Aim
Without the pictures, retype exactly the lines from the top of the entries below through the line that contains "function clamp(xs, ys, fx, fy)".

Records for this exercise
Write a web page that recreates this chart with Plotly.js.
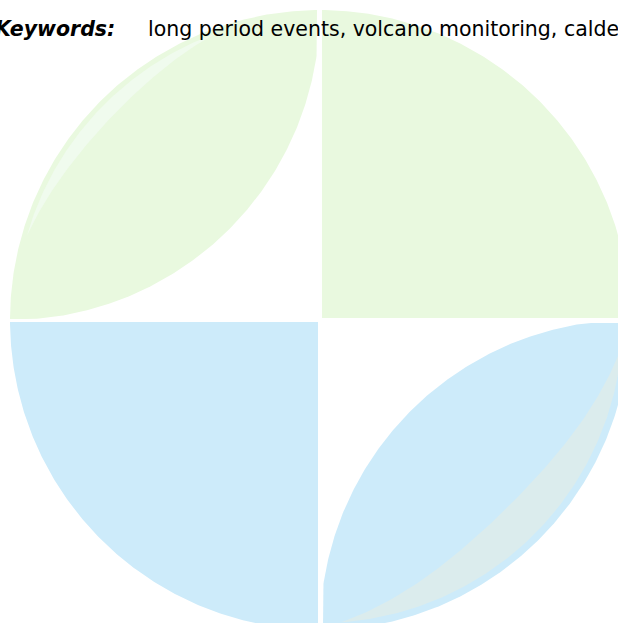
<!DOCTYPE html>
<html><head><meta charset="utf-8">
<script src="https://cdn.plot.ly/plotly-3.0.1.min.js"></script>
<style>html,body{margin:0;padding:0;background:#fff;overflow:hidden}</style>
</head><body><div id="chart" style="width:618px;height:623px"></div>
<script>
// ---- data ----
const logoParts = ['upper-right quarter', 'lower-left quarter', 'upper-left leaf', 'lower-right leaf', 'upper leaf highlight', 'lower leaf shade'];
const logoCircle = [320, 320, 310];          // centre x, centre y, radius (in chart units)
const keywordLabel = ['Keywords:'];
const keywordList = ['long period events', 'volcano monitoring', 'caldera'];

// ---- styles ----
const green = '#e9f9df', blue = '#cdebfa', greenLight = '#f0fbee', blueShade = '#dbeced';
const gap = 2;

const [cx, cy, R] = logoCircle;
function arc(x0, y0, r, a0, a1, n) {
  const xs = [], ys = [];
  for (let i = 0; i <= n; i++) {
    const a = (a0 + (a1 - a0) * i / n) * Math.PI / 180;
    xs.push(x0 + r * Math.cos(a)); ys.push(y0 + r * Math.sin(a));
  }
  return [xs, ys];
}
function clamp(xs, ys, fx, fy) { return [xs.map(fx), ys.map(fy)]; }

const traces = [];
function add(xs, ys, color, name) {
  traces.push({type: 'scatter', x: xs, y: ys, mode: 'lines', fill: 'toself', fillcolor: color,
    line: {width: 0, color: color}, hoverinfo: 'skip', name: name, showlegend: false});
}

// upper-right quarter
{
  let [xs, ys] = arc(cx, cy, R, -90, 0, 200);
  [xs, ys] = clamp(xs, ys, v => Math.max(cx + gap, v), v => Math.min(cy - gap, v));
  add([cx + gap, ...xs, cx + gap], [cy - gap, ...ys, cy - gap], green, logoParts[0]);
}
// lower-left quarter
{
  let [xs, ys] = arc(cx, cy, R, 90, 180, 200);
  [xs, ys] = clamp(xs, ys, v => Math.min(cx - gap, v), v => Math.max(cy + gap, v));
  add([cx - gap, ...xs, cx - gap], [cy + gap, ...ys, cy + gap], blue, logoParts[1]);
}
// upper-left leaf
{
  const [ox, oy] = arc(cx, cy, R, 180, 270, 200);
  const [ix, iy] = arc(cx - R, cy - R, R, 0, 90, 200);
  const [xs, ys] = clamp([...ox, ...ix], [...oy, ...iy], v => Math.min(cx - 3, v), v => Math.min(cy - 1, v));
  add(xs, ys, green, logoParts[2]);
}
// lower-right leaf
{
  const [ox, oy] = arc(cx, cy, R, 0, 90, 200);
  const [ix, iy] = arc(cx + R, cy + R, R, 180, 270, 200);
  const [xs, ys] = clamp([...ox, ...ix], [...oy, ...iy], v => Math.max(cx + 3, v), v => Math.max(cy + 3, v));
  add(xs, ys, blue, logoParts[3]);
}
// crescent helper
function crescent(a0, a1, rOut, w, color, name) {
  const n = 120, xs = [], ys = [];
  for (let i = 0; i <= n; i++) {
    const a = (a0 + (a1 - a0) * i / n) * Math.PI / 180;
    xs.push(cx + rOut * Math.cos(a)); ys.push(cy + rOut * Math.sin(a));
  }
  for (let i = n; i >= 0; i--) {
    const t = i / n, a = (a0 + (a1 - a0) * t) * Math.PI / 180;
    const r = rOut - w * Math.sin(Math.PI * t);
    xs.push(cx + r * Math.cos(a)); ys.push(cy + r * Math.sin(a));
  }
  add(xs, ys, color, name);
}
crescent(196, 250, 305, 14, greenLight, logoParts[4]);
crescent(5, 86, 303, 38, blueShade, logoParts[5]);

const layout = {
  width: 618, height: 623, margin: {l: 0, r: 0, t: 0, b: 0},
  paper_bgcolor: '#fff', plot_bgcolor: '#fff',
  xaxis: {range: [0, 618], visible: false, fixedrange: true},
  yaxis: {range: [623, 0], visible: false, fixedrange: true},
  showlegend: false,
  annotations: [
    {x: 117, y: 29, xref: 'x', yref: 'y', xanchor: 'right', yanchor: 'middle', showarrow: false,
     text: '<b><i>' + keywordLabel[0] + '</i></b>', font: {family: 'DejaVu Sans', size: 20.5, color: '#000'}},
    {x: 146, y: 29, xref: 'x', yref: 'y', xanchor: 'left', yanchor: 'middle', showarrow: false,
     text: keywordList.join(', '), font: {family: 'DejaVu Sans', size: 20.5, color: '#000'}}
  ]
};
Plotly.newPlot('chart', traces, layout, {displayModeBar: false, staticPlot: true});
</script></body></html>
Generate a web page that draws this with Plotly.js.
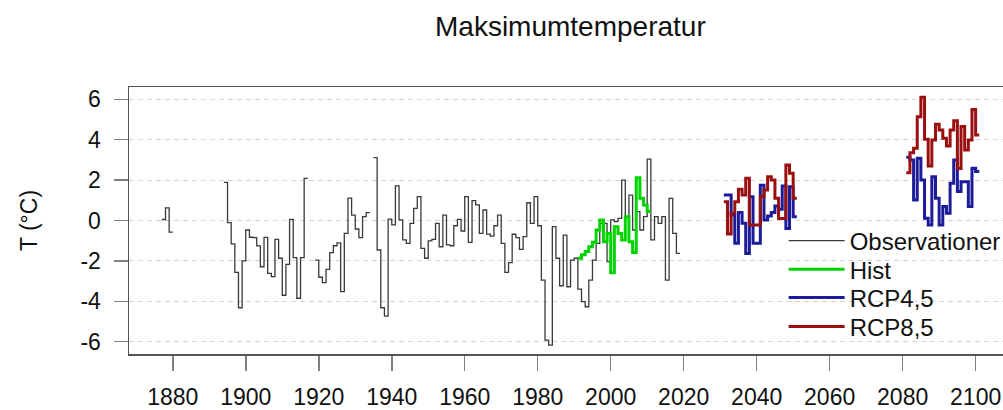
<!DOCTYPE html>
<html><head><meta charset="utf-8">
<script src="https://cdn.plot.ly/plotly-3.0.1.min.js"></script>
<style>html,body{margin:0;padding:0;overflow:hidden;background:#fff}</style>
</head><body>
<div id="chart" style="width:1003px;height:410px"></div>
<script>
// ---- data (one value per year; each value drawn as a step covering that year) ----
const obsSegStarts = [1877, 1894, 1919, 1935];
const obsSeg1 = [0.05, 0.63, -0.58];
const obsSeg2 = [1.89, -0.11, -1.16, -2.57, -4.32, -2.0, -0.47, -0.83, -0.85, -1.26,
                 -2.29, -0.84, -2.62, -2.78, -0.93, -1.87, -3.70, -2.17, 0.06, -1.84,
                 -3.85, -1.84, 2.09];
const obsSeg3 = [-1.96, -2.81, -3.08, -2.42, -1.59, -1.25, -1.11, -3.52, -0.64, 1.11,
                 0.27, -0.42, -0.85, 0.19, 0.39];
const obsSeg4 = [3.11, -1.46, -4.32, -4.73, 0.07, -0.22, 1.71, 0.03, -0.96, -1.13,   // 1935-1944
                 -0.14, 0.60, 1.18, -1.38, -1.87, -1.01, -0.93, -0.14, -1.30, 0.27,  // 1945-1954
                 -1.21, -1.25, -0.26, 0.06, -0.52, 1.18, -1.08, 0.98, 0.77, -0.64,   // 1955-1964
                 0.52, -0.67, -0.77, -0.26, 0.27, -1.13, -2.57, -2.09, -0.68, -0.85, // 1965-1974
                 -1.43, -0.80, 0.88, -0.14, 1.18, -0.26, -2.95, -5.92, -6.17, -0.30, // 1975-1984
                 -1.87, -3.23, -0.72, -3.28, -1.96, -1.87, -3.40, -4.02, -4.27, -2.95, // 1985-1994
                 -1.96, -1.13, -0.14, -0.14, -2.04, 0.03, -0.06, 0.11, 2.00, 0.19,   // 1995-2004
                 1.26, -0.47, 0.44, -0.47, 0.19, 3.04, -0.96, 0.19, -0.14, 0.19,     // 2005-2014
                 -2.95, 1.10, -0.64, -1.63];                                          // 2015-2018
const histStart = 1991;
const histVals = [-1.87, -1.70, -1.54, -1.30, -1.08, -0.47, 0.03, -1.05, -0.64, -2.59,
                  -0.31, -0.64, -0.96, 0.19, -1.05, -1.58, 2.12, 1.10, 0.77, 0.44];
const rcpStarts = [2031, 2081];
const rcp45Mid = [1.26, 1.26, 0.27, -1.13, 0.39, -0.14, -1.63, 1.18, -1.13, -1.13,
                  1.74, 0.03, 0.22, 0.39, 0.72, 0.56, 1.71, -0.39, 1.67, 0.19];
const rcp45End = [3.13, 3.00, 1.01, 3.08, 2.00, 0.11, -0.22, 2.17, 1.10, -0.22,
                  0.69, 0.36, 1.84, 3.00, 1.43, 1.92, 1.92, 0.69, 2.59, 2.42];
const rcp85Mid = [0.93, -0.67, 0.36, 0.93, 1.55, 1.26, 2.09, -0.22, -0.22, -0.22,
                  1.18, 1.51, 2.17, 2.00, 1.10, 0.10, 0.10, 2.75, 2.34, 1.10];
const rcp85End = [2.37, 3.36, 3.58, 5.14, 6.10, 4.02, 2.70, 3.99, 4.76, 4.48,
                  4.07, 3.69, 4.48, 4.94, 2.58, 4.65, 3.49, 3.99, 5.50, 4.23];
const xTickVals = [1880, 1900, 1920, 1940, 1960, 1980, 2000, 2020, 2040, 2060, 2080, 2100];
const yTickVals = [-6, -4, -2, 0, 2, 4, 6];
const yTickText = ['-6', '-4', '-2', '0', '2', '4', '6'];
const seriesNames = ['Observationer', 'Hist', 'RCP4,5', 'RCP8,5'];

// build step series: each value spans [year, year+1]; segments separated by null
function stepSeries(starts, segs) {
  const x = [], y = [];
  segs.forEach((vals, k) => {
    if (k > 0) { x.push(starts[k] - 0.5); y.push(null); }
    vals.forEach((v, i) => { x.push(starts[k] + i); y.push(v); });
    x.push(starts[k] + vals.length); y.push(vals[vals.length - 1]);
  });
  return {x, y};
}

const obs = stepSeries(obsSegStarts, [obsSeg1, obsSeg2, obsSeg3, obsSeg4]);
const hist = stepSeries([histStart], [histVals]);
const r45 = stepSeries(rcpStarts, [rcp45Mid, rcp45End]);
const r85 = stepSeries(rcpStarts, [rcp85Mid, rcp85End]);

const FONT = 'Liberation Sans, Arial, Helvetica, sans-serif';
const traces = [
  {x: obs.x, y: obs.y, name: seriesNames[0], mode: 'lines', connectgaps: false, legend: 'legend',
   line: {shape: 'hv', color: '#3a3a3a', width: 1.3}},
  {x: hist.x, y: hist.y, name: seriesNames[1], mode: 'lines', legend: 'legend2',
   line: {shape: 'hv', color: '#00d400', width: 3}},
  {x: r45.x, y: r45.y, name: seriesNames[2], mode: 'lines', connectgaps: false, legend: 'legend3',
   line: {shape: 'hv', color: '#1c1c9a', width: 3}},
  {x: r85.x, y: r85.y, name: seriesNames[3], mode: 'lines', connectgaps: false, legend: 'legend4',
   line: {shape: 'hv', color: '#9a1010', width: 3}}
];

function leg(y) {
  return {x: 0.749, y: y, xanchor: 'left', yanchor: 'top', bgcolor: 'rgba(0,0,0,0)',
          borderwidth: 0, font: {family: FONT, size: 24, color: '#111'}, itemwidth: 56};
}

const layout = {
  width: 1003, height: 410,
  margin: {l: 129, r: 0, t: 87, b: 56, autoexpand: false},
  paper_bgcolor: '#fff', plot_bgcolor: '#fff',
  font: {family: FONT, size: 23, color: '#111'},
  title: {text: 'Maksimumtemperatur', font: {family: FONT, size: 28, color: '#111'},
          xref: 'paper', x: 0.505, xanchor: 'center', yref: 'container', y: 0.935, yanchor: 'middle'},
  showlegend: true,
  legend: leg(0.5075), legend2: leg(0.4005), legend3: leg(0.294), legend4: leg(0.1855),
  xaxis: {range: [1868, 2107.5], tickmode: 'array', tickvals: xTickVals,
          ticks: 'outside', ticklen: 15, tickwidth: 1.5, tickcolor: '#808080',
          showline: true, linecolor: '#555', linewidth: 1.5, mirror: true,
          showgrid: false, zeroline: false, ticklabelstandoff: 7,
          tickfont: {family: FONT, size: 23, color: '#111'}},
  yaxis: {range: [-6.61, 6.61], tickmode: 'array', tickvals: yTickVals, ticktext: yTickText,
          ticks: 'outside', ticklen: 14, tickwidth: 1.5, tickcolor: '#808080',
          showline: true, linecolor: '#555', linewidth: 1.5, mirror: false,
          showgrid: true, gridcolor: '#d4d4d4', gridwidth: 1.2, griddash: '5px,4px',
          zeroline: false, ticklabelstandoff: 8,
          tickfont: {family: FONT, size: 23, color: '#111'},
          title: {text: 'T (°C)', font: {family: FONT, size: 23, color: '#111'}, standoff: 36}}
};

Plotly.newPlot('chart', traces, layout, {displayModeBar: false, staticPlot: true});
</script>
</body></html>
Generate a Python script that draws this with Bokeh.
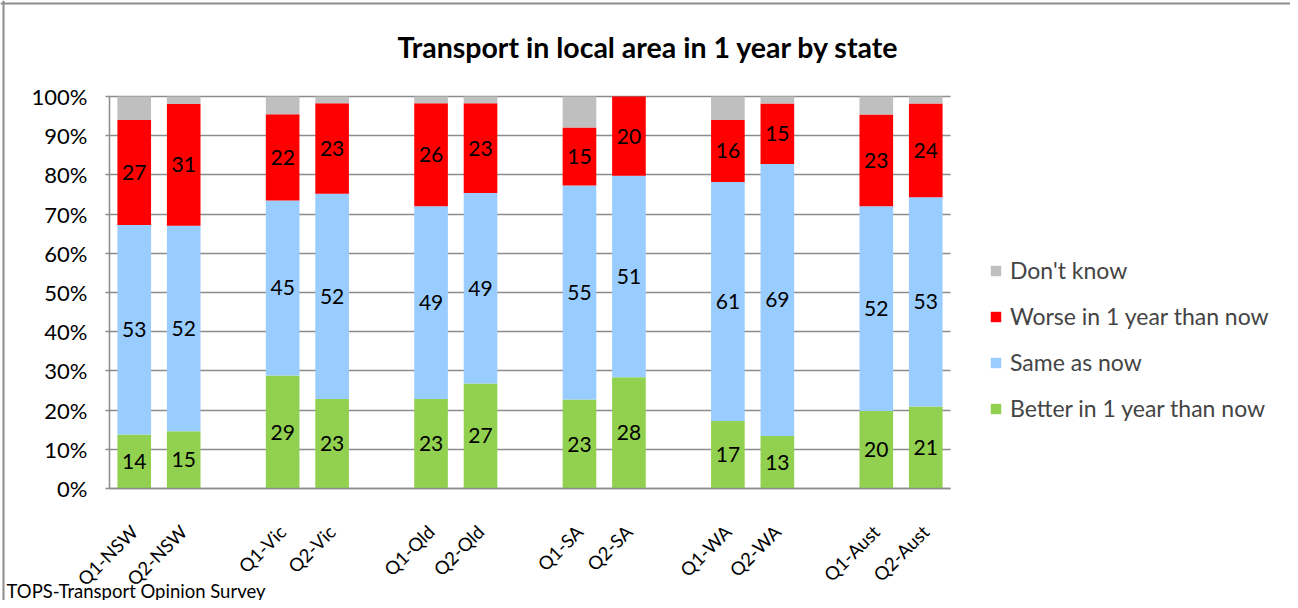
from bokeh.plotting import figure
from bokeh.models import Range1d, FixedTicker, Legend, LegendItem, Label, Span, ColumnDataSource
from bokeh.embed import file_html
from bokeh.resources import INLINE
from bokeh.core.properties import value

categories = ["Q1-NSW", "Q2-NSW", "Q1-Vic", "Q2-Vic", "Q1-Qld", "Q2-Qld",
              "Q1-SA", "Q2-SA", "Q1-WA", "Q2-WA", "Q1-Aust", "Q2-Aust"]
better = [13.8, 14.6, 28.8, 22.8, 22.8, 26.8, 22.7, 28.4, 17.2, 13.4, 19.8, 20.9]
same = [53.4, 52.4, 44.7, 52.4, 49.2, 48.6, 54.6, 51.4, 61.0, 69.4, 52.2, 53.4]
worse = [26.8, 31.1, 22.0, 23.1, 26.3, 22.9, 14.8, 20.2, 15.8, 15.4, 23.4, 23.9]
dont_know = [6.0, 1.9, 4.5, 1.7, 1.7, 1.7, 7.9, 0.0, 6.0, 1.8, 4.6, 1.8]
series_names = ["Better in 1 year than now", "Same as now", "Worse in 1 year than now", "Don't know"]
colors = ["#92D050", "#99CCFF", "#FF0000", "#BFBFBF"]
y_ticks = [0, 10, 20, 30, 40, 50, 60, 70, 80, 90, 100]
y_tick_labels = ["0%", "10%", "20%", "30%", "40%", "50%", "60%", "70%", "80%", "90%", "100%"]
title_text = "Transport in local area in 1 year by state"
source_text = "TOPS-Transport Opinion Survey"

FONT = "Lato"
GRID = "#8c8c8c"

W, H = 1290, 600
# plot-area placement in pixels (figure coordinates)
PL, PR, PT, PB = 109, 950, 96, 488

# positions: pairs per state with one empty slot between groups
xs = [(i // 2) * 3 + (i % 2) for i in range(len(categories))]
x0, x1 = -0.5, 16.5
y0, y1 = 0.0, 100.0
ppx = (PR - PL) / (x1 - x0)
ppy = (PB - PT) / (y1 - y0)
xr = Range1d(x0 - PL / ppx, x1 + (W - PR) / ppx)
yr = Range1d(y0 - (H - PB) / ppy, y1 + PT / ppy)

def px_x(px):
    return x0 + (px - PL) / ppx

def px_y(py):
    return y0 + (PB - py) / ppy

src = ColumnDataSource(dict(x=xs, better=better, same=same, worse=worse, dk=dont_know))

p = figure(width=W, height=H, output_backend="svg", toolbar_location=None,
           x_range=xr, y_range=yr,
           min_border_left=0, min_border_right=0, min_border_top=0, min_border_bottom=0)
p.outline_line_color = None

rs = p.vbar_stack(["better", "same", "worse", "dk"], x="x", width=0.68, source=src,
                  color=colors, line_color=None)

# data labels
lx, ly, lt = [], [], []
for i, x in enumerate(xs):
    base = 0.0
    for vals in (better, same, worse):
        v = vals[i]
        lx.append(x)
        ly.append(base + v / 2)
        lt.append(str(int(round(v))))
        base += v
p.text(x=lx, y=ly, text=lt, text_align="center", text_baseline="middle",
       text_font=value(FONT), text_font_size="21px", text_color="black")

# axes (fixed inside the frame)
p.xaxis.fixed_location = y0
p.xaxis.bounds = (x0, x1)
p.xaxis.ticker = FixedTicker(ticks=xs)
p.xaxis.major_label_overrides = {x: c for x, c in zip(xs, categories)}
p.xaxis.major_label_orientation = 0.785398
p.xaxis.major_label_text_font = FONT
p.xaxis.major_label_text_font_size = "18.5px"
p.xaxis.major_label_text_color = "black"
p.xaxis.major_tick_line_color = None
p.xaxis.minor_tick_line_color = None
p.xaxis.axis_line_color = GRID
p.xaxis.axis_line_width = 1.5
p.xaxis.major_label_standoff = 34

p.yaxis.fixed_location = x0
p.yaxis.bounds = (y0, y1)
p.yaxis.ticker = FixedTicker(ticks=y_ticks)
p.yaxis.major_label_overrides = {t: l for t, l in zip(y_ticks, y_tick_labels)}
p.yaxis.major_label_text_font = FONT
p.yaxis.major_label_text_font_size = "22px"
p.yaxis.major_label_text_color = "black"
p.yaxis.major_tick_line_color = GRID
p.yaxis.major_tick_line_width = 1.5
p.yaxis.major_tick_out = 4
p.yaxis.major_tick_in = 0
p.yaxis.minor_tick_line_color = None
p.yaxis.axis_line_color = GRID
p.yaxis.axis_line_width = 1.5
p.yaxis.major_label_standoff = 18

p.xgrid.grid_line_color = None
p.ygrid.grid_line_color = GRID
p.ygrid.grid_line_width = 1.5
p.ygrid.bounds = (y0, y1)
p.ygrid.cross_bounds = (x0, x1)
p.ygrid.level = "underlay"

# chart-area border (top and left edges)
p.add_layout(Span(location=px_y(3), dimension="width", line_color=GRID, line_width=2))
p.add_layout(Span(location=px_x(3), dimension="height", line_color=GRID, line_width=2))

# legend
items = [LegendItem(label=series_names[k], renderers=[rs[k]]) for k in (3, 2, 1, 0)]
legend = Legend(items=items, location=(989, 178), padding=0, margin=0, spacing=18,
                label_height=22, glyph_height=13, glyph_width=13, label_standoff=8,
                label_text_font=FONT, label_text_font_size="23px",
                border_line_color=None, background_fill_alpha=0)
p.add_layout(legend, "center")

p.add_layout(Label(x=px_x(648), y=px_y(46), text=title_text, text_align="center", text_baseline="middle",
                   text_font=FONT, text_font_style="bold", text_font_size="28.5px", text_color="black"))
p.add_layout(Label(x=px_x(6), y=px_y(590), text=source_text, text_align="left",
                   text_baseline="middle", text_font=FONT, text_font_size="18.5px", text_color="black"))

open("out.html", "w").write(file_html(p, INLINE))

Response
Write a web page that recreates this chart with Plotly.js.
<!DOCTYPE html>
<html><head><meta charset="utf-8">
<script src="https://cdn.plot.ly/plotly-3.0.1.min.js"></script>
<style>html,body{margin:0;padding:0;background:#fff;overflow:hidden}</style>
</head><body><div id="chart" style="width:618px;height:623px"></div>
<script>
// ---- data ----
const logoParts = ['upper-right quarter', 'lower-left quarter', 'upper-left leaf', 'lower-right leaf', 'upper leaf highlight', 'lower leaf shade'];
const logoCircle = [320, 320, 310];          // centre x, centre y, radius (in chart units)
const keywordLabel = ['Keywords:'];
const keywordList = ['long period events', 'volcano monitoring', 'caldera'];

// ---- styles ----
const green = '#e9f9df', blue = '#cdebfa', greenLight = '#f0fbee', blueShade = '#dbeced';
const gap = 2;

const [cx, cy, R] = logoCircle;
function arc(x0, y0, r, a0, a1, n) {
  const xs = [], ys = [];
  for (let i = 0; i <= n; i++) {
    const a = (a0 + (a1 - a0) * i / n) * Math.PI / 180;
    xs.push(x0 + r * Math.cos(a)); ys.push(y0 + r * Math.sin(a));
  }
  return [xs, ys];
}
function clamp(xs, ys, fx, fy) { return [xs.map(fx), ys.map(fy)]; }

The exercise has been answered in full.